My suggestion may have some challenges but if you hunt that bedding area from the NE near the property boundary and let the deer walk past you, you have a much better chance of the deer traveling away from your neighbors and staying on your land.


12/3/19 @ 5:34 AM
User since 6/25/02

Some of you must not have much experience shooting deer.  There are times when a deer is heart shot and runs 100 yards like a bat out of hell and then falls over dead.  I shot a large buck years ago that was double lunged but didn’t hit a bone/ rib.  That deer ran 150 yards before dying spraying blood out both sides of its body.  The point being saying every deer will drop within 50 yards is ridiculous.  Breaking the far side shoulder is your best bet at getting the deer to drop and the bullet will travel through the vitals.

12/2/19 @ 5:53 PM
User since 6/16/03

A well placed shot should have your deer down 50 yards maximum, with 20-30 yards ideal. If its running farther than that something is wrong with bullet type or placement.

12/2/19 @ 4:39 PM
User since 7/5/11

Always a good idea making friends with the neighbors.

Or, you could try that shooting them in the foot and asphyxiating them with a plastic sack play Asleep at Reel uses.
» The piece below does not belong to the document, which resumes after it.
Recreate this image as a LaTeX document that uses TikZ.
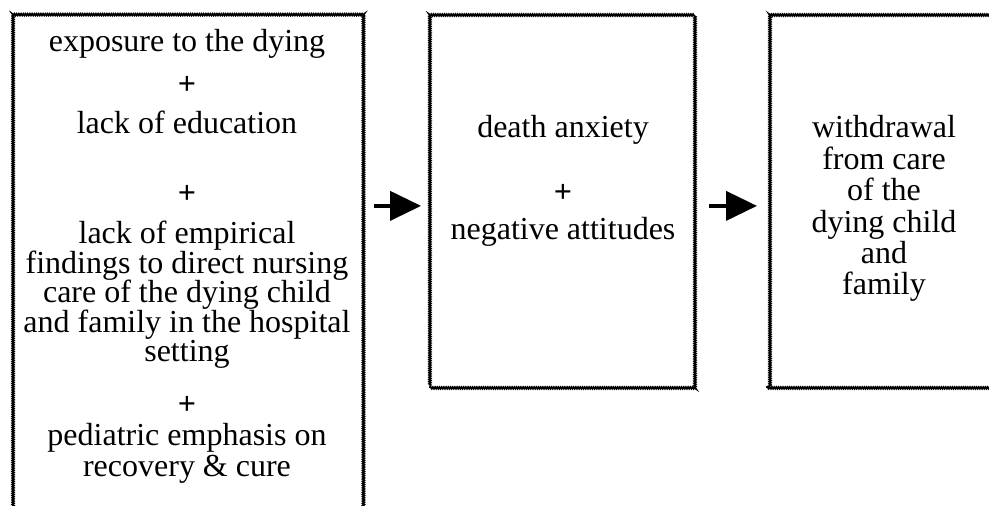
\documentclass[tikz,border=0pt]{standalone}
\usepackage{fontspec}
\setmainfont{Liberation Serif}
\usetikzlibrary{arrows.meta,calc,decorations.pathmorphing}
\newcommand{\plusmark}{\textbf{+}}
\tikzset{
  wavybox/.style={draw, line width=0.9pt, decorate, decoration={snake, segment length=1.1pt, amplitude=0.4pt}, inner sep=0pt},
  boxtext/.style={align=center, inner sep=0pt, anchor=base, font=\fontsize{16pt}{14.75pt}\selectfont},
  flow/.style={line width=2pt, -{Triangle[length=15.5pt,width=14.5pt]}},
}
\begin{document}
\begin{tikzpicture}[x=0.5pt,y=-0.5pt]
\useasboundingbox (0,0) rectangle (989,506);
\clip (0,0) rectangle (989,506);
\node[wavybox, anchor=north, minimum width=176pt, minimum height=260pt] (causes) at (186,14) {};
\node[wavybox, anchor=north, minimum width=132.5pt, minimum height=186.5pt] (anxiety) at (562.5,14) {};
\node[wavybox, anchor=north west, minimum width=120pt, minimum height=186.5pt] (withdrawal) at (766,14) {};
\node[boxtext] (causestext) at (187,477) {exposure to the dying\\[6.75pt] \plusmark\\[4.75pt] lack of education\\[20.25pt] \plusmark\\[5.25pt] lack of empirical\\ findings to direct nursing\\ care of the dying child\\ and family in the hospital\\ setting\\[11.75pt] \plusmark\\[0.75pt] pediatric emphasis on\\[0.75pt] recovery \& cure};
\node[boxtext] (anxietytext) at (563,240) {death anxiety\\[17.75pt] \plusmark\\[3.75pt] negative attitudes};
\node[boxtext, font=\fontsize{16pt}{15.7pt}\selectfont] (withdrawaltext) at (884,295) {withdrawal\\ from care\\ of the\\ dying child\\ and\\ family};
\draw[flow, shorten <=5.5pt, shorten >=4pt] ($(causes.east |- anxiety.west)+(0,4.5)$) -- ($(anxiety.west)+(0,4.5)$);
\draw[flow, shorten <=6.5pt, shorten >=4.5pt] ($(anxiety.east)+(0,4.5)$) -- ($(withdrawal.west)+(0,4.5)$);
\end{tikzpicture}
\end{document}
Not the neighbors, the deer.  

12/1/19 @ 9:47 PM
User since 2/6/06

Of course you want to get along great with neighbors.  Heck u and they may need the courtesy someday.  But to the op, if it is a routine thing where u almost plan on tracking onto neighbors, that would be an issue.  Deer runs a little further etc, it happens but should be exception not the rule.  Again this is just regarding initial post.  This isnt saying never let neighbors do this.  Most here are reasonable. But if its every year or multiple times a year, you should change how you do things.  Free reign is not the right answer.  As a neighbor you need to be helpful to avoid this as much as possible.  So if my neighbor was calling all the time, yes I'd take issue with it.  Once every few years?  Sure I'll help u find it and celebrate.  Like most debates this has turned into an all or nothing thing.  Either never let them or give them free access to your land.  Like most things the answer is in the middle.  Try to avoid it but have good relationships in a hopefully rare circumstance.